Microsoft has released its earnings report for Q3 of fiscal year 2019, and the numbers point to better-than-expected performance across a range of metrics. Most notably, revenue generated through cloud-based services increased by 27 percent, driven by a 73 percent revenue increase for Microsoft’s Azure cloud service. According to a CNBC report, Microsoft’s earnings this quarter have driven stock prices up by a big 3 percent, which comes on the heels of an historic 34 percent climb over the past 12 months.
“Demand for our cloud offerings drove commercial cloud revenue to $9.6 billion this quarter, up 41 percent year-over-year,” Amy Hood, executive vice president and chief financial officer of Microsoft said in the report. “We continue to drive growth in revenue and operating income with consistent execution from our sales teams and partners and targeted strategic investments.”
Revenue for the tech giant reached $30.6 billion this quarter, which beat the analyst prediction of $29.84 billion. As a result, Microsoft stock “climbed past $130.50 in extended trading, pushing the market cap over $1 trillion,” according to CNBC’s report.
On the gaming side of things, revenue was up by 5 percent thanks to a 12 percent increase in Xbox software and service revenue. According to a tweet from senior analyst at Niko Partners Daniel Ahmad, Xbox gaming revenue now brings in over $11 billion annually, with Xbox Live boasting 63 million monthly active users across Xbox, Windows 10, and other devices.
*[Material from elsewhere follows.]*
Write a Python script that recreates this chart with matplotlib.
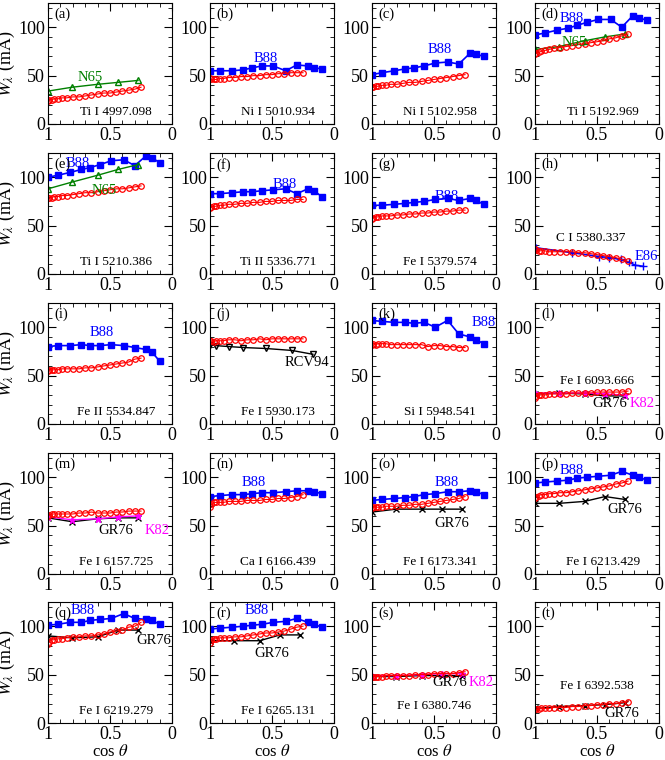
import matplotlib
matplotlib.use("Agg")
import matplotlib.pyplot as plt
from matplotlib.ticker import MultipleLocator

plt.rcParams['font.family'] = ['Liberation Serif', 'DejaVu Serif']
plt.rcParams['mathtext.fontset'] = 'stix'

mu_red = [1.0,0.99,0.97,0.95,0.92,0.89,0.85,0.8,0.75,0.7,0.65,0.6,0.55,0.5,0.45,0.4,0.35,0.3,0.25]
mu_b88 = [1.0,0.92,0.82,0.73,0.66,0.58,0.49,0.39,0.3,0.21,0.16,0.1]
mu_gr = [1.0,0.805,0.6,0.435,0.274]
mu_rcv = [1.0,0.955,0.85,0.73,0.55,0.34,0.17]
mu_e86 = [0.99,0.7,0.48,0.4,0.31,0.24,0.19,0.13]

letters = list("abcdefghijklmnopqrst")
line_ids = ["Ti I 4997.098","Ni I 5010.934","Ni I 5102.958","Ti I 5192.969",
            "Ti I 5210.386","Ti II 5336.771","Fe I 5379.574","C I 5380.337",
            "Fe II 5534.847","Fe I 5930.173","Si I 5948.541","Fe I 6093.666",
            "Fe I 6157.725","Ca I 6166.439","Fe I 6173.341","Fe I 6213.429",
            "Fe I 6219.279","Fe I 6265.131","Fe I 6380.746","Fe I 6392.538"]

red = {
 'a':[24,25,25,26,26,27,27,28,28,29,30,31,32,32,33,34,35,36,38],
 'b':[48,46,46,46,47,47,48,48,49,49,50,50,51,51,52,52,53,53,53],
 'c':[38,38,39,39,40,40,41,41,42,43,43,44,45,46,47,48,49,50,51],
 'd':[72,73,74,75,76,77,78,79,80,81,82,83,84,85,86,88,89,91,93],
 'e':[78,78,79,80,80,81,81,82,83,84,84,85,86,87,88,88,89,90,91],
 'f':[68,69,70,70,71,71,72,72,73,73,74,74,75,75,76,76,76,77,77],
 'g':[57,58,59,59,60,60,60,61,61,62,62,63,63,64,64,65,65,66,66],
 'h':[26,25,24,24,24,23,23,23,23,23,22,22,21,20,19,18,17,15,13],
 'i':[55,56,56,56,56,57,57,57,57,58,58,59,60,61,62,63,64,67,68],
 'j':[86,86,85,86,86,86,87,87,86,87,87,88,87,88,88,88,88,88,88],
 'k':[82,83,82,83,83,83,82,82,82,82,82,82,80,81,81,80,80,79,79],
 'l':[27,29,30,30,30,31,31,31,31,32,32,32,32,33,33,33,33,33,34],
 'm':[60,61,62,62,62,62,62,62,63,63,64,63,63,63,64,64,65,65,65],
 'n':[69,72,74,74,74,74,75,75,75,76,76,76,77,77,78,78,79,80,82],
 'o':[68,69,69,69,69,70,70,70,71,71,72,72,73,74,75,76,77,78,80],
 'p':[78,80,81,82,82,83,83,84,84,85,86,87,88,89,90,91,93,94,96],
 'q':[82,84,86,86,87,87,88,89,89,90,90,91,92,94,95,96,99,100,104],
 'r':[83,86,87,87,88,88,88,89,89,90,91,92,93,93,94,95,97,99,100],
 's':[48,48,48,48,48,49,49,49,49,49,50,50,50,51,51,51,51,52,53],
 't':[14,14,14,15,15,15,16,16,16,17,17,18,18,19,19,20,20,21,22],
}
b88 = {
 'b':[55,55,55,56,58,60,60,55,61,60,58,57],
 'c':[51,53,55,57,58,60,63,64,62,73,72,70],
 'd':[92,94,97,99,102,105,108,108,100,112,110,107],
 'e':[100,102,105,108,110,113,117,118,112,122,120,115],
 'f':[83,83,84,85,85,86,87,88,83,88,86,80],
 'g':[71,71,72,73,74,75,77,78,76,78,76,72],
 'i':[80,81,81,82,81,81,82,81,79,77,74,65],
 'k':[107,106,105,105,104,105,100,107,93,90,87,83],
 'n':[80,81,82,82,83,84,84,85,86,86,85,83],
 'o':[76,77,78,79,80,82,83,85,85,86,85,82],
 'p':[94,95,96,97,99,100,101,102,106,102,100,97],
 'q':[101,102,104,104,106,107,108,113,108,107,106,102],
 'r':[97,98,99,100,101,102,104,105,108,104,102,99],
}
n65 = {'a':[34,38,41,43,45], 'd':[77,80,86,90,93], 'e':[88,95,102,108,113]}
gr76 = {'l':[31,32,31,29,29], 'm':[58,54,57,58,58], 'o':[64,67,67,67,67],
        'p':[73,73,75,80,77], 'q':[90,88,89,96,96], 'r':[85,85,85,91,91],
        's':[48,48,49,49,49], 't':[15,17,18,19,21]}
k82 = {'l':[32,32,32,31,30], 'm':[59,56,57,59,60], 's':[49,49,50,51,51]}
rcv94 = {'j':[82,81,80,79,78,76,72]}
e86 = {'h':[27,22,18,17,15,12,9,8]}

labels = {
 'a':[("N65",0.66,48,'green')], 'b':[("B88",0.55,68,'blue')],
 'c':[("B88",0.45,77,'blue')], 'd':[("B88",0.7,109,'blue'),("N65",0.68,84,'green')],
 'e':[("B88",0.76,114,'blue'),("N65",0.55,86,'green')], 'f':[("B88",0.4,92,'blue')],
 'g':[("B88",0.4,80,'blue')], 'h':[("E86",0.1,18,'blue')],
 'i':[("B88",0.57,95,'blue')], 'j':[("RCV94",0.22,64,'black')],
 'k':[("B88",0.1,105,'blue')], 'l':[("GR76",0.4,21,'black'),("K82",0.14,21,'magenta')],
 'm':[("GR76",0.45,45,'black'),("K82",0.12,45,'magenta')], 'n':[("B88",0.65,95,'blue')],
 'o':[("B88",0.4,95,'blue'),("GR76",0.36,52,'black')],
 'p':[("B88",0.7,107,'blue'),("GR76",0.28,67,'black')],
 'q':[("B88",0.72,116,'blue'),("GR76",0.15,85,'black')],
 'r':[("B88",0.62,116,'blue'),("GR76",0.5,72,'black')],
 's':[("GR76",0.37,42,'black'),("K82",0.12,42,'magenta')],
 't':[("GR76",0.3,10,'black')],
}
id_pos = {'h':(0.55,37),'l':(0.5,44),'t':(0.5,38),'s':(0.5,18)}

W, H = 665, 760
fig = plt.figure(figsize=(W/100, H/100), dpi=100)
lefts = [48, 210, 372, 535]
tops = [3, 153, 303, 453, 602]
aw, ah = 124, 121
for idx, L in enumerate(letters):
    r, c = divmod(idx, 4)
    ax = fig.add_axes([lefts[c]/W, 1-(tops[r]+ah)/H, aw/W, ah/H])
    ax.set_xlim(1, 0)
    ax.set_ylim(0, 125)
    ax.xaxis.set_major_locator(MultipleLocator(0.5))
    ax.xaxis.set_minor_locator(MultipleLocator(0.1))
    ax.yaxis.set_major_locator(MultipleLocator(50))
    ax.yaxis.set_minor_locator(MultipleLocator(10))
    ax.tick_params(which='both', direction='in', top=True, right=True, labelsize=13, pad=2)
    ax.tick_params(which='major', length=6)
    ax.tick_params(which='minor', length=3)
    ax.xaxis.set_major_formatter(plt.FuncFormatter(lambda v, p: f"{v:g}"))
    if L in b88:
        ax.plot(mu_b88, b88[L], '-s', color='blue', ms=4, lw=1.2)
    if L in n65:
        ax.plot(mu_gr, n65[L], '-^', color='green', mfc='none', ms=4, lw=1)
    if L in gr76:
        ax.plot(mu_gr, gr76[L], '-x', color='black', ms=5, lw=1)
    if L in k82:
        ax.plot(mu_gr, k82[L], '-*', color='magenta', ms=5, lw=1)
    if L in rcv94:
        ax.plot(mu_rcv, rcv94[L], '-v', color='black', mfc='none', ms=4, lw=1)
    if L in e86:
        ax.plot(mu_e86, e86[L], '-+', color='blue', ms=6, lw=1.2)
    ax.plot(mu_red, red[L], '-o', color='red', mfc='none', ms=4, lw=0.8, mew=0.9)
    for t, x, y, col in labels.get(L, []):
        ax.text(x, y, t, color=col, fontsize=10.5, ha='center', va='center')
    ix, iy = id_pos.get(L, (0.45, 12))
    ax.text(ix, iy, line_ids[idx], fontsize=9.5, ha='center', va='center')
    ax.text(0.05, 0.96, f"({L})", transform=ax.transAxes, fontsize=10.5, ha='left', va='top')
    if c == 0:
        ax.set_ylabel(r"$W_\lambda$ (m$\mathrm{\AA}$)", fontsize=13, labelpad=1)
    if r == 4:
        ax.set_xlabel(r"cos $\theta$", fontsize=12, labelpad=1)

fig.savefig("out.png", dpi=100)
Microsoft’s Xbox Game Pass service has played a role in attracting users to the platform’s online features. In a report from February, Xbox Game Pass’ head of planning Matt Percy told the Sydney Morning Herald that Game Pass subscribers spend, on average, 20 percent longer playing games and exhibit 40 percent more variety in the games they play.
Considering the combined growth of Microsoft’s cloud and Xbox services, it’s not too hard to make some predictions about the next generation of Xbox consoles. In fact, the imminent release of the all digital Xbox One S most likely serves as a harbinger for the company’s plans moving forward. Cloud services have long been the most lucrative sector of Microsoft’s business, and it makes sense that it would double down on the digital front. Whatever form the next Xbox takes, expect it to come with cloud-based services as a foundational feature.
“Leading organizations of every size in every industry trust the Microsoft cloud. We are accelerating our innovation across the cloud and edge so our customers can build the digital capability increasingly required to compete and grow,” Satya Nadella, CEO of Microsoft said in the report.
In 2018, cloud services generated $234 million in revenue, according to analyst group IHS Markit. Given these numbers it’s no surprise that Microsoft is continuing its hard push into the digital realm. As far as cloud-based gaming goes, it should be interesting to see how Sony and Nintendo move to compete with Microsoft.